Friday, February 22, 2013
I've been thinking a lot lately about what I want to be when I grow up. My degree is in American Sign Language. As such, I worked as an ASL Interpreter for a number of years. I've since gone down a different path and although I don't interpret anymore, I consider my years as an interpreter as some of the best years of my life.
In 2006, I started exploring writing. Two thousand seven, I was fortunate enough to land in Orson Scott Card's Literary Boot Camp. There I met other writers who are still my friends today. Outside of my immediate family, the people I care most about are the members of my critique group.
I don't write full time, not yet, but about three weeks ago, I achieved a goal: I published my first book. I bill myself as a writer of contemporary fantasy & horror. Imagine my surprise when my first book is traditional fantasy.

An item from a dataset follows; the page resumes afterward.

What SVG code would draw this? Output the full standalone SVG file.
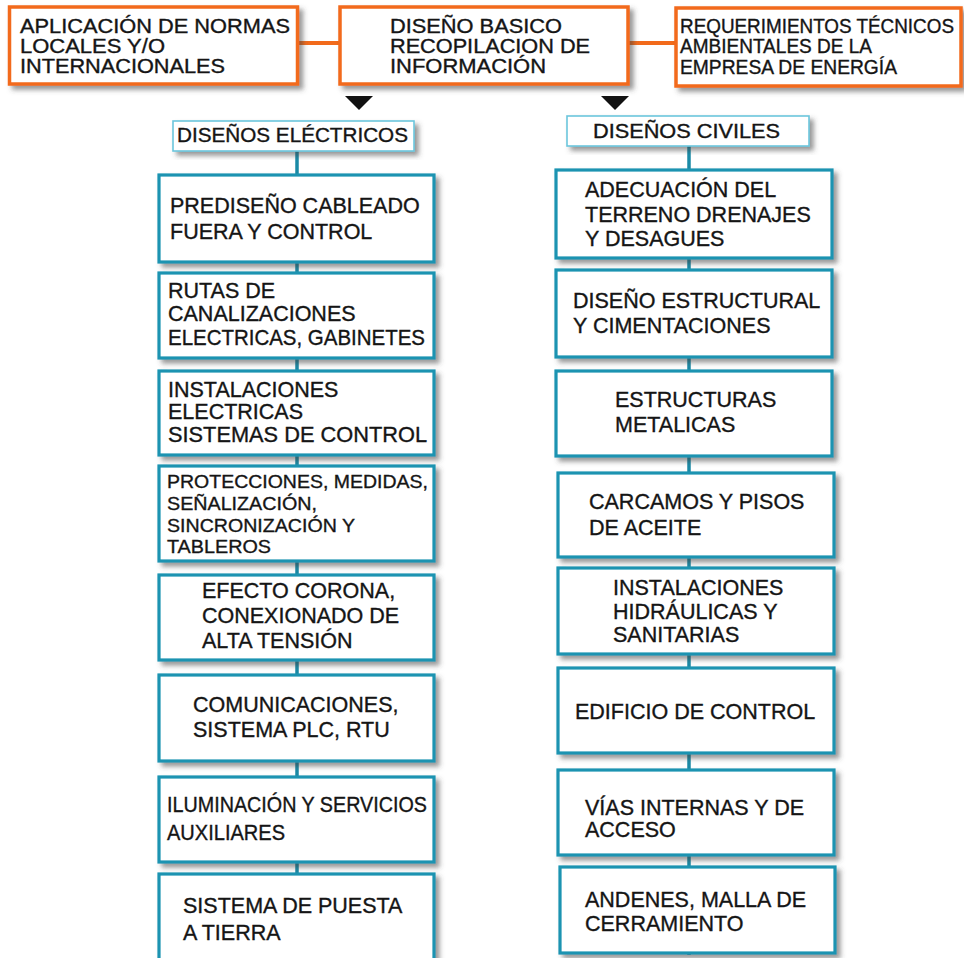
<svg xmlns="http://www.w3.org/2000/svg" width="964" height="958" viewBox="0 0 964 958">
  <defs>
    <filter id="shadow" x="-10%" y="-10%" width="130%" height="140%">
      <feDropShadow dx="4" dy="4" stdDeviation="2.4" flood-color="#444" flood-opacity="0.55"/>
    </filter>
    <style>
      text { font-family: "Liberation Sans", Arial, sans-serif; font-size: 21.5px; fill: #151515; stroke: #151515; stroke-width: 0.35; }
      .top { fill: #fff; stroke: #f26a1b; stroke-width: 3.5; filter: url(#shadow); }
      .head { fill: #fff; stroke: #6cc6dc; stroke-width: 1.6; filter: url(#shadow); }
      .item { fill: #fff; stroke: #1a93b1; stroke-width: 3.2; filter: url(#shadow); }
      .hlink { stroke: #f26a1b; stroke-width: 4; fill: none; }
      .vlink { stroke: #1a8aa6; stroke-width: 3.5; fill: none; }
      .tri { fill: #111; }
      .hd { font-size: 19.5px; }
      .tp { font-size: 19.5px; }
      .sm { font-size: 19px; }
    </style>
  </defs>
  <rect width="964" height="958" fill="#fff"/>

  <!-- connectors -->
  <g id="connectors">
    <line class="hlink" x1="296" y1="43" x2="342" y2="43"/>
    <line class="hlink" x1="626" y1="43" x2="678" y2="43"/>
    <line class="vlink" x1="297" y1="151" x2="297" y2="958"/>
    <line class="vlink" x1="689" y1="146" x2="689" y2="955"/>
    <polygon class="tri" points="345,96 373,96 359,110"/>
    <polygon class="tri" points="601,96 629,96 615,110"/>
  </g>

  <!-- top row -->
  <g id="normas">
    <rect class="top" x="9.5" y="7" width="288" height="77"/>
    <text class="tp" x="20" y="33" textLength="270" lengthAdjust="spacingAndGlyphs">APLICACIÓN DE NORMAS</text>
    <text class="tp" x="20" y="53" textLength="145" lengthAdjust="spacingAndGlyphs">LOCALES Y/O</text>
    <text class="tp" x="20" y="73" textLength="205" lengthAdjust="spacingAndGlyphs">INTERNACIONALES</text>
  </g>
  <g id="diseno-basico">
    <rect class="top" x="340" y="7" width="288" height="77"/>
    <text class="tp" x="390" y="33" textLength="172" lengthAdjust="spacingAndGlyphs">DISEÑO BASICO</text>
    <text class="tp" x="390" y="53" textLength="200" lengthAdjust="spacingAndGlyphs">RECOPILACION DE</text>
    <text class="tp" x="390" y="73" textLength="156" lengthAdjust="spacingAndGlyphs">INFORMACIÓN</text>
  </g>
  <g id="requerimientos">
    <rect class="top" x="676" y="8" width="285" height="78"/>
    <text class="tp" x="680" y="33" textLength="274" lengthAdjust="spacingAndGlyphs">REQUERIMIENTOS TÉCNICOS</text>
    <text class="tp" x="680" y="53" textLength="192" lengthAdjust="spacingAndGlyphs">AMBIENTALES DE LA</text>
    <text class="tp" x="680" y="74" textLength="217" lengthAdjust="spacingAndGlyphs">EMPRESA DE ENERGÍA</text>
  </g>

  <!-- headers -->
  <g id="electricos">
    <rect class="head" x="173" y="121" width="241" height="30"/>
    <text class="hd" x="177" y="142" textLength="231" lengthAdjust="spacingAndGlyphs">DISEÑOS ELÉCTRICOS</text>
  </g>
  <g id="civiles">
    <rect class="head" x="567" y="116" width="242" height="30"/>
    <text class="hd" x="593" y="138" textLength="187" lengthAdjust="spacingAndGlyphs">DISEÑOS CIVILES</text>
  </g>

  <!-- electrical column -->
  <g id="e1">
    <rect class="item" x="159" y="175" width="275" height="87"/>
    <text x="170" y="213">PREDISEÑO CABLEADO</text>
    <text x="170" y="239">FUERA Y CONTROL</text>
  </g>
  <g id="e2">
    <rect class="item" x="159" y="273" width="275" height="85"/>
    <text x="168" y="298">RUTAS DE</text>
    <text x="168" y="321">CANALIZACIONES</text>
    <text x="168" y="345" textLength="257" lengthAdjust="spacingAndGlyphs">ELECTRICAS, GABINETES</text>
  </g>
  <g id="e3">
    <rect class="item" x="159" y="371" width="275" height="84"/>
    <text x="168" y="397">INSTALACIONES</text>
    <text x="168" y="419">ELECTRICAS</text>
    <text x="168" y="442" textLength="259" lengthAdjust="spacingAndGlyphs">SISTEMAS DE CONTROL</text>
  </g>
  <g id="e4">
    <rect class="item" x="159" y="466" width="275" height="95"/>
    <text class="sm" x="167" y="488" textLength="261" lengthAdjust="spacingAndGlyphs">PROTECCIONES, MEDIDAS,</text>
    <text class="sm" x="167" y="510" textLength="150" lengthAdjust="spacingAndGlyphs">SEÑALIZACIÓN,</text>
    <text class="sm" x="167" y="532" textLength="188" lengthAdjust="spacingAndGlyphs">SINCRONIZACIÓN Y</text>
    <text class="sm" x="167" y="553" textLength="104" lengthAdjust="spacingAndGlyphs">TABLEROS</text>
  </g>
  <g id="e5">
    <rect class="item" x="159" y="575" width="275" height="85"/>
    <text x="202" y="598">EFECTO CORONA,</text>
    <text x="202" y="623">CONEXIONADO DE</text>
    <text x="202" y="648">ALTA TENSIÓN</text>
  </g>
  <g id="e6">
    <rect class="item" x="159" y="675" width="275" height="86"/>
    <text x="193" y="712">COMUNICACIONES,</text>
    <text x="193" y="737">SISTEMA PLC, RTU</text>
  </g>
  <g id="e7">
    <rect class="item" x="159" y="777" width="275" height="85"/>
    <text x="167" y="812" textLength="260" lengthAdjust="spacingAndGlyphs">ILUMINACIÓN Y SERVICIOS</text>
    <text x="167" y="840" textLength="118" lengthAdjust="spacingAndGlyphs">AUXILIARES</text>
  </g>
  <g id="e8">
    <rect class="item" x="159" y="874" width="275" height="100"/>
    <text x="183" y="913">SISTEMA DE PUESTA</text>
    <text x="183" y="940">A TIERRA</text>
  </g>

  <!-- civil column -->
  <g id="c1">
    <rect class="item" x="556" y="170" width="276" height="88"/>
    <text x="585" y="197">ADECUACIÓN DEL</text>
    <text x="585" y="222">TERRENO DRENAJES</text>
    <text x="585" y="246">Y DESAGUES</text>
  </g>
  <g id="c2">
    <rect class="item" x="556" y="270" width="276" height="87"/>
    <text x="573" y="308">DISEÑO ESTRUCTURAL</text>
    <text x="573" y="333">Y CIMENTACIONES</text>
  </g>
  <g id="c3">
    <rect class="item" x="556" y="371" width="276" height="85"/>
    <text x="615" y="407">ESTRUCTURAS</text>
    <text x="615" y="432">METALICAS</text>
  </g>
  <g id="c4">
    <rect class="item" x="558" y="473" width="276" height="84"/>
    <text x="589" y="509">CARCAMOS Y PISOS</text>
    <text x="589" y="535">DE ACEITE</text>
  </g>
  <g id="c5">
    <rect class="item" x="558" y="568" width="276" height="86"/>
    <text x="613" y="595">INSTALACIONES</text>
    <text x="613" y="619">HIDRÁULICAS Y</text>
    <text x="613" y="642">SANITARIAS</text>
  </g>
  <g id="c6">
    <rect class="item" x="558" y="668" width="276" height="85"/>
    <text x="575" y="719">EDIFICIO DE CONTROL</text>
  </g>
  <g id="c7">
    <rect class="item" x="558" y="770" width="276" height="85"/>
    <text x="585" y="815">VÍAS INTERNAS Y DE</text>
    <text x="585" y="837">ACCESO</text>
  </g>
  <g id="c8">
    <rect class="item" x="560" y="867" width="275" height="86"/>
    <text x="585" y="907">ANDENES, MALLA DE</text>
    <text x="585" y="931">CERRAMIENTO</text>
  </g>
</svg>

I'm really happy with how it turned out. It's got all the elements that, as a reader, I enjoy. Joss Whedon would approve, I think; the story has a total kick-a** female protagonist. Now, I've got to finish book two--a good problem to have.

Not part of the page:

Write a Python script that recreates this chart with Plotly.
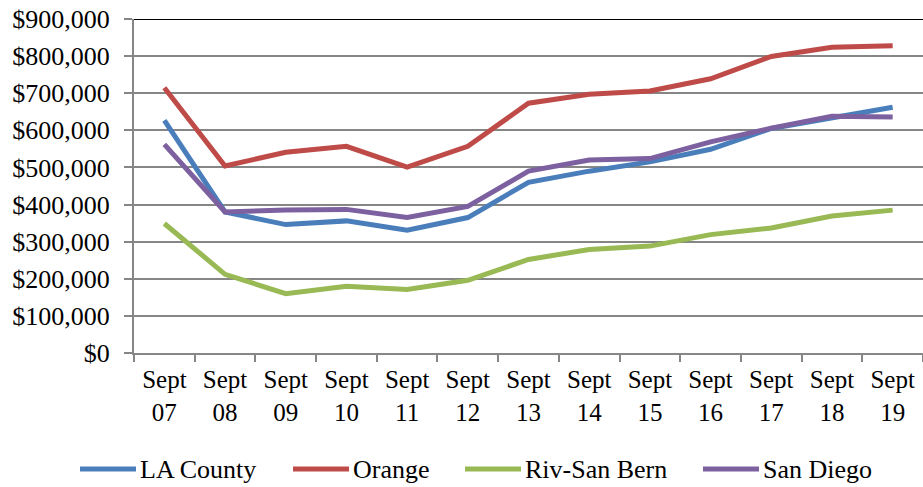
import plotly.graph_objects as go

categories = ["Sept<br>07", "Sept<br>08", "Sept<br>09", "Sept<br>10", "Sept<br>11", "Sept<br>12",
              "Sept<br>13", "Sept<br>14", "Sept<br>15", "Sept<br>16", "Sept<br>17", "Sept<br>18", "Sept<br>19"]
la_county = [627000, 380000, 346000, 356000, 331000, 365000, 460000, 490000, 515000, 549000, 605000, 635000, 662000]
orange = [715000, 504000, 541000, 557000, 501000, 557000, 673000, 697000, 706000, 739000, 799000, 824000, 828000]
riv_san_bern = [349000, 212000, 160000, 180000, 171000, 196000, 252000, 279000, 288000, 319000, 337000, 369000, 385000]
san_diego = [562000, 380000, 385000, 387000, 365000, 395000, 490000, 520000, 524000, 569000, 606000, 638000, 636000]

series = [
    ("LA County", la_county, "#4A7EBB"),
    ("Orange", orange, "#BE4B48"),
    ("Riv-San Bern", riv_san_bern, "#98B954"),
    ("San Diego", san_diego, "#7D60A0"),
]

FONT = "Liberation Serif, Times New Roman, serif"
W, H = 923, 487
ML, MR, MT, MB = 134, 0, 19, 134
PW, PH = W - ML - MR, H - MT - MB

fig = go.Figure()
for name, vals, color in series:
    fig.add_trace(go.Scatter(x=categories, y=vals, name=name, mode="lines",
                             line=dict(color=color, width=5), showlegend=False))

fig.update_layout(
    width=W, height=H,
    margin=dict(l=ML, r=MR, t=MT, b=MB),
    paper_bgcolor="white", plot_bgcolor="white",
    font=dict(family=FONT, size=25, color="black"),
    showlegend=False,
    xaxis=dict(type="category", range=[-0.5, 12.5], showgrid=False, automargin=False,
               showline=True, linecolor="#868686", linewidth=2,
               ticks="outside", tickson="boundaries", ticklen=7, tickcolor="#868686", tickwidth=2,
               ticklabelstandoff=3,
               tickfont=dict(family=FONT, size=25, color="black")),
    yaxis=dict(range=[0, 900000], dtick=100000, tickprefix="$", tickformat=",", automargin=False,
               showgrid=True, gridcolor="#868686", gridwidth=1.5,
               showline=True, linecolor="#868686", linewidth=2,
               ticks="outside", ticklen=8, tickcolor="#868686", tickwidth=2,
               ticklabelstandoff=9,
               zeroline=False,
               tickfont=dict(family=FONT, size=26, color="black")),
)

fig.add_shape(type="line", xref="x domain", yref="y", x0=0, x1=1, y0=900000, y1=900000,
              line=dict(color="black", width=2))

# Legend drawn as line samples + labels (pixel layout converted to paper coords)
def px_x(px):
    return (px - ML) / PW

def px_y(py):
    return (H - MB - py) / PH

legend_starts = [80, 293, 465, 703]
legend_y = 469
for (name, vals, color), sx in zip(series, legend_starts):
    fig.add_shape(type="line", xref="paper", yref="paper",
                  x0=px_x(sx), x1=px_x(sx + 56), y0=px_y(legend_y), y1=px_y(legend_y),
                  line=dict(color=color, width=5))
    fig.add_annotation(xref="paper", yref="paper", x=px_x(sx + 58), y=px_y(legend_y),
                       text=name, showarrow=False, xanchor="left", yanchor="middle",
                       font=dict(family=FONT, size=26, color="black"))

fig.write_html("out.html", config={"displayModeBar": False},
               post_script="document.body.style.margin='0px';document.body.style.overflow='hidden';")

As I consider the road that led to where I am today, I ask the question: What am I meant to be? An interpreter? A writer? A . . .
A friend of mine, Robison Wells, recently wrote an article on mental illness: Understanding Panic Disorder, Agoraphobia, and OCD. He explains how his life changed from Business/MBA/Marketing professional to awesome author who happens to have a mental illness. He gives a unique perspective that many more people need to read. It got me thinking, and I took it to a bit of an extreme--did he need panic disorder, agoraphobia, and OCD in order to change his life path and become what he was meant to be? Is it a fair trade off?
Then I decided--no. I think all we're meant to be is awesome.
Thanks for that lesson, Rob.
Now, let's go forth and be what we were meant to be.